Direction: Every line of the material below must be repeated exactly.

Material:
# # #
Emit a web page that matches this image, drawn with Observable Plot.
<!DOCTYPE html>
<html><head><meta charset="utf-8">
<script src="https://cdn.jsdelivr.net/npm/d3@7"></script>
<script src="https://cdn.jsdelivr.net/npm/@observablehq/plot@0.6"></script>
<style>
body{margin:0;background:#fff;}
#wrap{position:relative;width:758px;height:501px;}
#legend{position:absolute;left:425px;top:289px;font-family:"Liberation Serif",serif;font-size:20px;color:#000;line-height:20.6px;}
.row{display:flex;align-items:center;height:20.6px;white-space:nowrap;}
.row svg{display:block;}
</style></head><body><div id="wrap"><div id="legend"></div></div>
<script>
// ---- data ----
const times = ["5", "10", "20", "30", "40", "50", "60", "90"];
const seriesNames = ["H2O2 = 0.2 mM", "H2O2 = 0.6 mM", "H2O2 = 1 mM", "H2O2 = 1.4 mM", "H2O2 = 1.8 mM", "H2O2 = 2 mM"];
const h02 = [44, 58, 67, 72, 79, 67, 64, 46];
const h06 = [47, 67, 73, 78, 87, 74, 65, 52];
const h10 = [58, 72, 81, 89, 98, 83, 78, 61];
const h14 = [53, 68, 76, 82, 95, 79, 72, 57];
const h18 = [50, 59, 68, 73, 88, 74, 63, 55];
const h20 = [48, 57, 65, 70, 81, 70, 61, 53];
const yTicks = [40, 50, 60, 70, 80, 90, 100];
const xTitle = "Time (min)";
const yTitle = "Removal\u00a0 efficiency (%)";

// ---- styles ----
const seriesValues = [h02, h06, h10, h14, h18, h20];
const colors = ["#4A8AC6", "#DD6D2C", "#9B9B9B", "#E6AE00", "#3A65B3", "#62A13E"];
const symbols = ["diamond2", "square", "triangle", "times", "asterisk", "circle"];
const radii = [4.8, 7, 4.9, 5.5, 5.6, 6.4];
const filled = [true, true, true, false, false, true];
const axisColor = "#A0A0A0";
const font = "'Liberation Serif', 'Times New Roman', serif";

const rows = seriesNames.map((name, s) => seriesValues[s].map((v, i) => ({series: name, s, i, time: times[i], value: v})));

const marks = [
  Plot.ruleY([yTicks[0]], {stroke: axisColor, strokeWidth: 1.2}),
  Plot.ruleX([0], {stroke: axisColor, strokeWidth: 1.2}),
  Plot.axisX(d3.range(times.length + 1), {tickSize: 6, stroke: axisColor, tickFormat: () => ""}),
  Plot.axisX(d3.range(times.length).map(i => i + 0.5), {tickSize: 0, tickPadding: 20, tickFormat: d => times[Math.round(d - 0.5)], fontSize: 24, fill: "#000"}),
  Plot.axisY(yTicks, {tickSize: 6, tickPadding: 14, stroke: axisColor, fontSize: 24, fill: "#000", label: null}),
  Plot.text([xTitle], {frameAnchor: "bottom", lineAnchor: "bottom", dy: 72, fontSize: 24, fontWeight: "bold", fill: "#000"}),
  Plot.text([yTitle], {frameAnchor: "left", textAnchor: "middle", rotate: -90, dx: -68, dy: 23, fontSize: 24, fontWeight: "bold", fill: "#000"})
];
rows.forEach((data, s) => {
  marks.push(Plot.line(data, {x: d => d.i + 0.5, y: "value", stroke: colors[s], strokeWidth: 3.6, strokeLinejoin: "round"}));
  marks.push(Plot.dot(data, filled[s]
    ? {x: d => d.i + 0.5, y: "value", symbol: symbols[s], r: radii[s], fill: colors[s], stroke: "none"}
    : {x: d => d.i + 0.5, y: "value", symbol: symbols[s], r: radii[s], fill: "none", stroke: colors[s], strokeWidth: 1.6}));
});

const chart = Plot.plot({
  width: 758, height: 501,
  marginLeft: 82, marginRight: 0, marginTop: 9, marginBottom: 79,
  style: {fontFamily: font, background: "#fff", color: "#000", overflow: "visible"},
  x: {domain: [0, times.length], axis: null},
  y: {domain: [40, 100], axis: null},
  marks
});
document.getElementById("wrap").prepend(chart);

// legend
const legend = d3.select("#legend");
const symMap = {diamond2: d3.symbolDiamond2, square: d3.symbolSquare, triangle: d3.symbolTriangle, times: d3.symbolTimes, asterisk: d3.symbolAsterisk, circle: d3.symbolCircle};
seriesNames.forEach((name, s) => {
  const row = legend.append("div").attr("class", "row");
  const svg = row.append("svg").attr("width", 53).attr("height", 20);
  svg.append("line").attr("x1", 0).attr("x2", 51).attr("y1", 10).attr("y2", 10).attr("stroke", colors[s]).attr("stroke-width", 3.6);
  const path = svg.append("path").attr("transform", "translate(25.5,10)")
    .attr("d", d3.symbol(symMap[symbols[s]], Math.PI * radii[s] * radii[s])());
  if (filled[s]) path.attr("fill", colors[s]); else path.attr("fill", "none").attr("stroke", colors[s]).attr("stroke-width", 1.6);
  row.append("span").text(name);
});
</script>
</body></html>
# # #
Complete response:
Emit a web page that matches this image, drawn with Observable Plot.
<!DOCTYPE html>
<html><head><meta charset="utf-8">
<script src="https://cdn.jsdelivr.net/npm/d3@7"></script>
<script src="https://cdn.jsdelivr.net/npm/@observablehq/plot@0.6"></script>
<style>
body{margin:0;background:#fff;}
#wrap{position:relative;width:758px;height:501px;}
#legend{position:absolute;left:425px;top:289px;font-family:"Liberation Serif",serif;font-size:20px;color:#000;line-height:20.6px;}
.row{display:flex;align-items:center;height:20.6px;white-space:nowrap;}
.row svg{display:block;}
</style></head><body><div id="wrap"><div id="legend"></div></div>
<script>
// ---- data ----
const times = ["5", "10", "20", "30", "40", "50", "60", "90"];
const seriesNames = ["H2O2 = 0.2 mM", "H2O2 = 0.6 mM", "H2O2 = 1 mM", "H2O2 = 1.4 mM", "H2O2 = 1.8 mM", "H2O2 = 2 mM"];
const h02 = [44, 58, 67, 72, 79, 67, 64, 46];
const h06 = [47, 67, 73, 78, 87, 74, 65, 52];
const h10 = [58, 72, 81, 89, 98, 83, 78, 61];
const h14 = [53, 68, 76, 82, 95, 79, 72, 57];
const h18 = [50, 59, 68, 73, 88, 74, 63, 55];
const h20 = [48, 57, 65, 70, 81, 70, 61, 53];
const yTicks = [40, 50, 60, 70, 80, 90, 100];
const xTitle = "Time (min)";
const yTitle = "Removal\u00a0 efficiency (%)";

// ---- styles ----
const seriesValues = [h02, h06, h10, h14, h18, h20];
const colors = ["#4A8AC6", "#DD6D2C", "#9B9B9B", "#E6AE00", "#3A65B3", "#62A13E"];
const symbols = ["diamond2", "square", "triangle", "times", "asterisk", "circle"];
const radii = [4.8, 7, 4.9, 5.5, 5.6, 6.4];
const filled = [true, true, true, false, false, true];
const axisColor = "#A0A0A0";
const font = "'Liberation Serif', 'Times New Roman', serif";

const rows = seriesNames.map((name, s) => seriesValues[s].map((v, i) => ({series: name, s, i, time: times[i], value: v})));

const marks = [
  Plot.ruleY([yTicks[0]], {stroke: axisColor, strokeWidth: 1.2}),
  Plot.ruleX([0], {stroke: axisColor, strokeWidth: 1.2}),
  Plot.axisX(d3.range(times.length + 1), {tickSize: 6, stroke: axisColor, tickFormat: () => ""}),
  Plot.axisX(d3.range(times.length).map(i => i + 0.5), {tickSize: 0, tickPadding: 20, tickFormat: d => times[Math.round(d - 0.5)], fontSize: 24, fill: "#000"}),
  Plot.axisY(yTicks, {tickSize: 6, tickPadding: 14, stroke: axisColor, fontSize: 24, fill: "#000", label: null}),
  Plot.text([xTitle], {frameAnchor: "bottom", lineAnchor: "bottom", dy: 72, fontSize: 24, fontWeight: "bold", fill: "#000"}),
  Plot.text([yTitle], {frameAnchor: "left", textAnchor: "middle", rotate: -90, dx: -68, dy: 23, fontSize: 24, fontWeight: "bold", fill: "#000"})
];
rows.forEach((data, s) => {
  marks.push(Plot.line(data, {x: d => d.i + 0.5, y: "value", stroke: colors[s], strokeWidth: 3.6, strokeLinejoin: "round"}));
  marks.push(Plot.dot(data, filled[s]
    ? {x: d => d.i + 0.5, y: "value", symbol: symbols[s], r: radii[s], fill: colors[s], stroke: "none"}
    : {x: d => d.i + 0.5, y: "value", symbol: symbols[s], r: radii[s], fill: "none", stroke: colors[s], strokeWidth: 1.6}));
});

const chart = Plot.plot({
  width: 758, height: 501,
  marginLeft: 82, marginRight: 0, marginTop: 9, marginBottom: 79,
  style: {fontFamily: font, background: "#fff", color: "#000", overflow: "visible"},
  x: {domain: [0, times.length], axis: null},
  y: {domain: [40, 100], axis: null},
  marks
});
document.getElementById("wrap").prepend(chart);

// legend
const legend = d3.select("#legend");
const symMap = {diamond2: d3.symbolDiamond2, square: d3.symbolSquare, triangle: d3.symbolTriangle, times: d3.symbolTimes, asterisk: d3.symbolAsterisk, circle: d3.symbolCircle};
seriesNames.forEach((name, s) => {
  const row = legend.append("div").attr("class", "row");
  const svg = row.append("svg").attr("width", 53).attr("height", 20);
  svg.append("line").attr("x1", 0).attr("x2", 51).attr("y1", 10).attr("y2", 10).attr("stroke", colors[s]).attr("stroke-width", 3.6);
  const path = svg.append("path").attr("transform", "translate(25.5,10)")
    .attr("d", d3.symbol(symMap[symbols[s]], Math.PI * radii[s] * radii[s])());
  if (filled[s]) path.attr("fill", colors[s]); else path.attr("fill", "none").attr("stroke", colors[s]).attr("stroke-width", 1.6);
  row.append("span").text(name);
});
</script>
</body></html>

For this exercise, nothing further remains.